La barriera contro lo scrittore russo in Italia è ancora in piedi. La sua opera è ignorata. La sua testimonianza è deformata e messa in ridicolo dagli epigoni della propaganda italo-sovietica, che scrivono sui giornali del grande capitale. Solženicyn no pasará. E siccome il tempo passa, e tutto si porta dietro, l’intelligencija confida nella stanchezza e nell’indifferenza generale – quell’indifferenza che, negli anni settanta del Novecento, circondò anche un grande italianista russo, che si chiamava Jurij Vladimirovič Mal’cev. Era stato ospite di un manicomio, perché si riteneva che solo un pazzo potesse opporsi al socialismo reale. Ne era potuto uscire, e aveva ottenuto di lasciare l’Urss. Giunto in Italia, fu accolto dai pochissimi coraggiosi, che non temevano di inimicarsi l’accademia italiana, risolutamente schierata su posizioni pro-sovietiche. La sua vicenda, e tutta quanta la storia del “potere dei senza potere”, metteva in imbarazzo anche molti esponenti della cultura che si ispirava all’insegnamento della Chiesa cattolica.

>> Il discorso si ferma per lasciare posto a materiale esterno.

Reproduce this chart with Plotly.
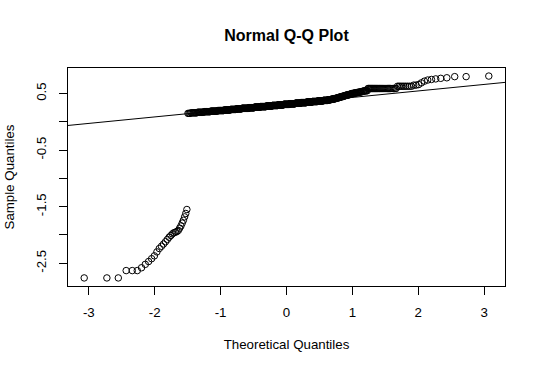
import numpy as np
import plotly.graph_objects as go
from statistics import NormalDist

# ---- data (sorted sample values) ----
# lower tail cluster (31 smallest observations)
lower_values = [-2.76, -2.76, -2.76, -2.63, -2.63, -2.63, -2.58, -2.52, -2.47, -2.42,
                -2.37, -2.30, -2.24, -2.20, -2.16, -2.12, -2.08, -2.04, -2.01, -1.98,
                -1.96, -1.95, -1.94, -1.92, -1.88, -1.84, -1.79, -1.74, -1.68, -1.62,
                -1.55]
# main body: frequency table of (rounded) sample values
band_levels = [0.15, 0.16, 0.17, 0.18, 0.19, 0.20, 0.21, 0.22, 0.23, 0.24,
               0.25, 0.26, 0.27, 0.28, 0.29, 0.30, 0.31, 0.32, 0.33, 0.34,
               0.35, 0.36, 0.37, 0.38, 0.39, 0.40, 0.41, 0.42, 0.43, 0.44,
               0.45, 0.46, 0.47, 0.48, 0.49, 0.50, 0.51, 0.52, 0.53, 0.54,
               0.55, 0.59, 0.63, 0.65, 0.66, 0.69, 0.72, 0.74, 0.75, 0.76,
               0.77, 0.78, 0.80, 0.81]
band_counts = [3, 7, 8, 9, 11, 11, 12, 12, 12, 16,
               14, 15, 16, 16, 16, 16, 17, 16, 15, 16,
               15, 14, 14, 11, 7, 6, 5, 4, 4, 4,
               4, 3, 4, 4, 3, 4, 5, 4, 4, 3,
               5, 29, 9, 2, 1, 1, 1, 1, 1, 1,
               1, 1, 2, 1]

x_tick_vals = [-3, -2, -1, 0, 1, 2, 3]
x_tick_text = ["-3", "-2", "-1", "0", "1", "2", "3"]
y_tick_vals = [-2.5, -2.0, -1.5, -1.0, -0.5, 0.0, 0.5]
y_tick_text = ["-2.5", "", "-1.5", "", "-0.5", "", "0.5"]

title_text = "Normal Q-Q Plot"
x_title = "Theoretical Quantiles"
y_title = "Sample Quantiles"

# ---- Q-Q computation (as R's qqnorm / qqline) ----
sample = np.sort(np.concatenate([np.array(lower_values),
                                 np.repeat(band_levels, band_counts)]))
n = len(sample)
nd = NormalDist()
theo = np.array([nd.inv_cdf((i - 0.5) / n) for i in range(1, n + 1)])

yq = np.quantile(sample, [0.25, 0.75])
xq = np.array([nd.inv_cdf(0.25), nd.inv_cdf(0.75)])
slope = (yq[1] - yq[0]) / (xq[1] - xq[0])
intercept = yq[0] - slope * xq[0]


def rlim(v):
    lo, hi = float(np.min(v)), float(np.max(v))
    d = 0.04 * (hi - lo)
    return [lo - d, hi + d]


xlim = rlim(theo)
ylim = rlim(sample)
line_x = np.array(xlim)
line_y = intercept + slope * line_x

FONT = "Liberation Sans, Arial, Helvetica, sans-serif"

fig = go.Figure()
fig.add_trace(go.Scatter(
    x=theo, y=sample, mode="markers",
    marker=dict(symbol="circle-open", size=6.5, color="black",
                line=dict(color="black", width=1)),
    hoverinfo="x+y", showlegend=False))
fig.add_trace(go.Scatter(
    x=line_x, y=line_y, mode="lines",
    line=dict(color="black", width=1), showlegend=False, hoverinfo="skip"))

axis_common = dict(
    showline=True, linecolor="black", linewidth=1, mirror=True,
    ticks="outside", ticklen=8, tickwidth=1, tickcolor="black",
    showgrid=False, zeroline=False, automargin=False,
    tickfont=dict(family=FONT, size=13.3, color="black"),
)

fig.update_layout(
    width=540, height=371,
    margin=dict(l=68, r=35, t=68, b=85),
    paper_bgcolor="white", plot_bgcolor="white",
    title=dict(text="<b>" + title_text + "</b>", x=0.5, xref="paper",
               y=1 - 35 / 371, yanchor="middle",
               font=dict(family=FONT, size=16, color="black")),
    xaxis=dict(range=xlim, tickvals=x_tick_vals, ticktext=x_tick_text,
               ticklabelstandoff=6,
               title=dict(text=x_title, standoff=20,
                          font=dict(family=FONT, size=13.3, color="black")),
               **axis_common),
    yaxis=dict(range=ylim, tickvals=y_tick_vals, ticktext=y_tick_text,
               tickangle=-90, ticklabelstandoff=8,
               title=dict(text=y_title, standoff=16,
                          font=dict(family=FONT, size=13.3, color="black")),
               **axis_common),
)

fig.write_html("out.html",
               config={"displayModeBar": False},
               post_script="document.body.style.margin='0';"
                           "document.body.style.padding='0';")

Le ragioni del potere e delle convenienze politiche avevano indotto a trovare compromessi di ogni genere, che esigevano il silenzio sulle persecuzioni.
Poi cambiarono i tempi, finì l’epoca sovietica, il Partito cambiò nome e così nessuno era più comunista. Contava infatti il nome, non la realtà; l’ideologo di potere sa che – alzando bene la voce per intimidire i miti e confondere gli ingenui – è possibile spacciare per fatto qualsiasi menzogna: con le parole si fanno le cose che si vogliono far credere, mentre le cose autentiche vengono private delle parole giuste. È forse comprensibile perché, in molti salotti “Ztl”, vi sia tuttora astio nei confronti dei russi che respinsero il potere sovietico e insegnarono a difendersi dalla menzogna del totalitarismo. “Vivere senza menzogna” (titolo di un’opera di Solženicyn pubblicata dalla Casa di Matriona) è un programma che non prevede compromessi con il potere che vuole riscrivere la natura umana e la storia.